Too often, private wealth companies have been championing "innovation" in the form of a fancy new digital management system, showing flashy dashboards and reports. Unfortunately that may not be what clients are looking for. Think about it, no one signs up with a wealth manager because they have a cool looking app. Clients have been turning to digital platforms and technology because they offer simplicity, speed, as well as precise and concise information that help these clients make better financial decisions.
By re-focusing on these needs, wealth managers are in the unique space where they can identify which technology solutions can better serve clients.

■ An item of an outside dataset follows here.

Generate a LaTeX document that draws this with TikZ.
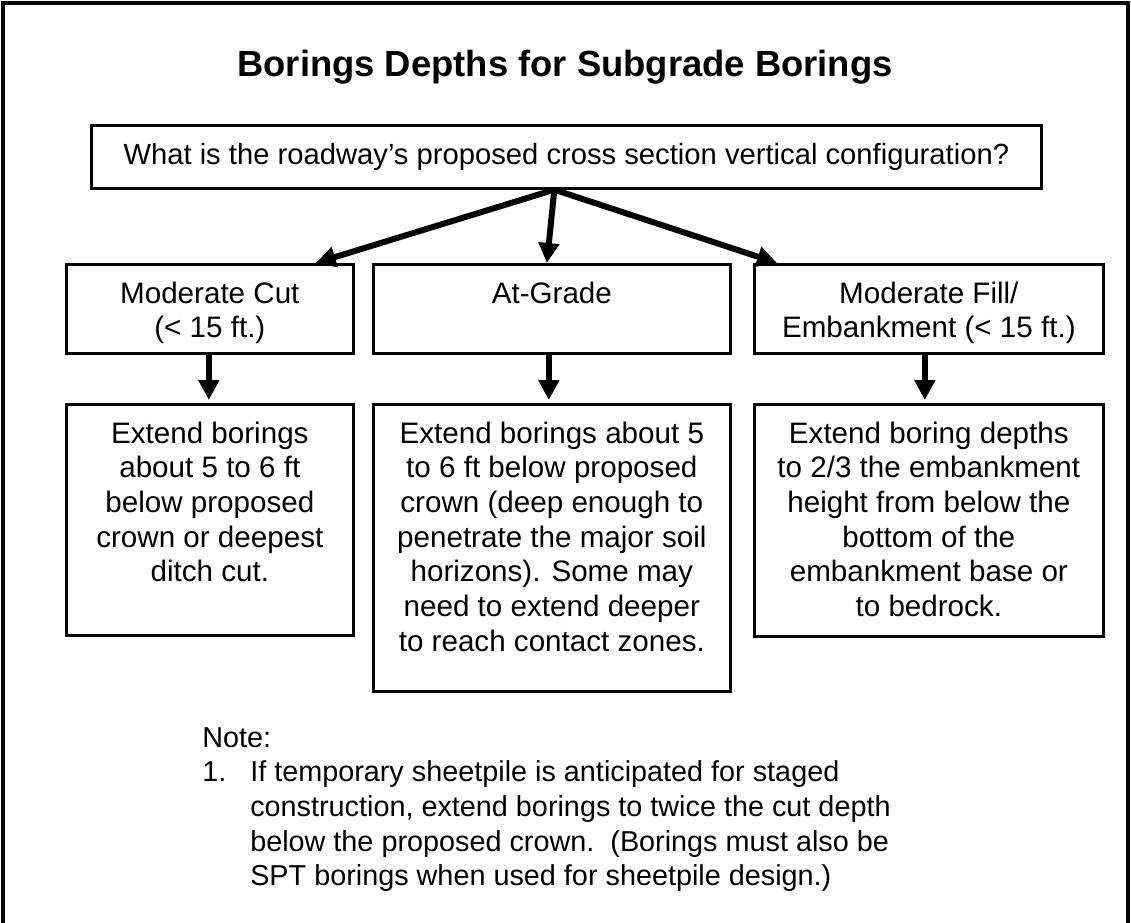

Collaborate with Fintech to define how technology can transform experiences for private wealth management clients: Because wealth managers are in the unique space to provide advice to their clients, they are also in the unique role where they can define how Fintech can evolve to better serve private clients.
Wealth managers have built up considerable experience in learning how to deal with regulations and can lend that knowledge to help the Fintech sector navigate around these. Furthermore, the client data they have established can add value to how new Fintechs develop to create more sophisticated solutions and better serve private wealth clients.
WEALTH OF KNOWLEDGE
The point here is while private wealth management players have often been perceived as slow and unresponsive to technology and changing client behaviours, the wealth of knowledge that private wealth managers have built can lend considerable insight into how Fintechs can develop for the private wealth sector. This means creating a collaborative ecosystem to outsource certain development needs to Fintechs which are more attuned to the technology, while private wealth managers can continue to focus more on client needs. This requires opening up the industry which is also known to be highly secretive due to the sensitive need to protect client information.
Over time, as greater collaboration is fostered between private wealth companies and Fintech, wealth managers will be better able to identify and tap into new technologies to scale solutions that deliver better results for clients.
Upend traditional mindsets and roles within the traditional private wealth management space: But to get to a stage where private wealth management is better at embracing technology, it must first ensure that it has the talent that is more adequately equipped to handle the new technology available.
This means current hires need to be upskilled. It also means the sector will have to hire people who come from non-traditional banking backgrounds such as data scientists, cyber security experts, designers, behavioural scientists and others, people who are in tune with the digital era and can translate data and information to respond to client needs and the jobs that need to be done.
Private wealth managers will also need to shift their mindsets to where they see themselves as collaborators with their clients. According to Salesforce's 2015 Wealth Management for Connected Investors, more than 50 per cent of Millennials and Generation Xers surveyed said they wanted to manage their investments in collaboration with their financial advisers.
After all, technology is just an enabler, it cannot create an investing worldview from people's needs and goals, or hold their hands to urge them to stay calm in a volatile investment climate. At the end of the day, Fintech and technology are merely side-shows to the evolution of private wealth management. What is important is that the industry is able to innovate the way it fundamentally operates - and that's still more about how we develop systems and processes to better understand people.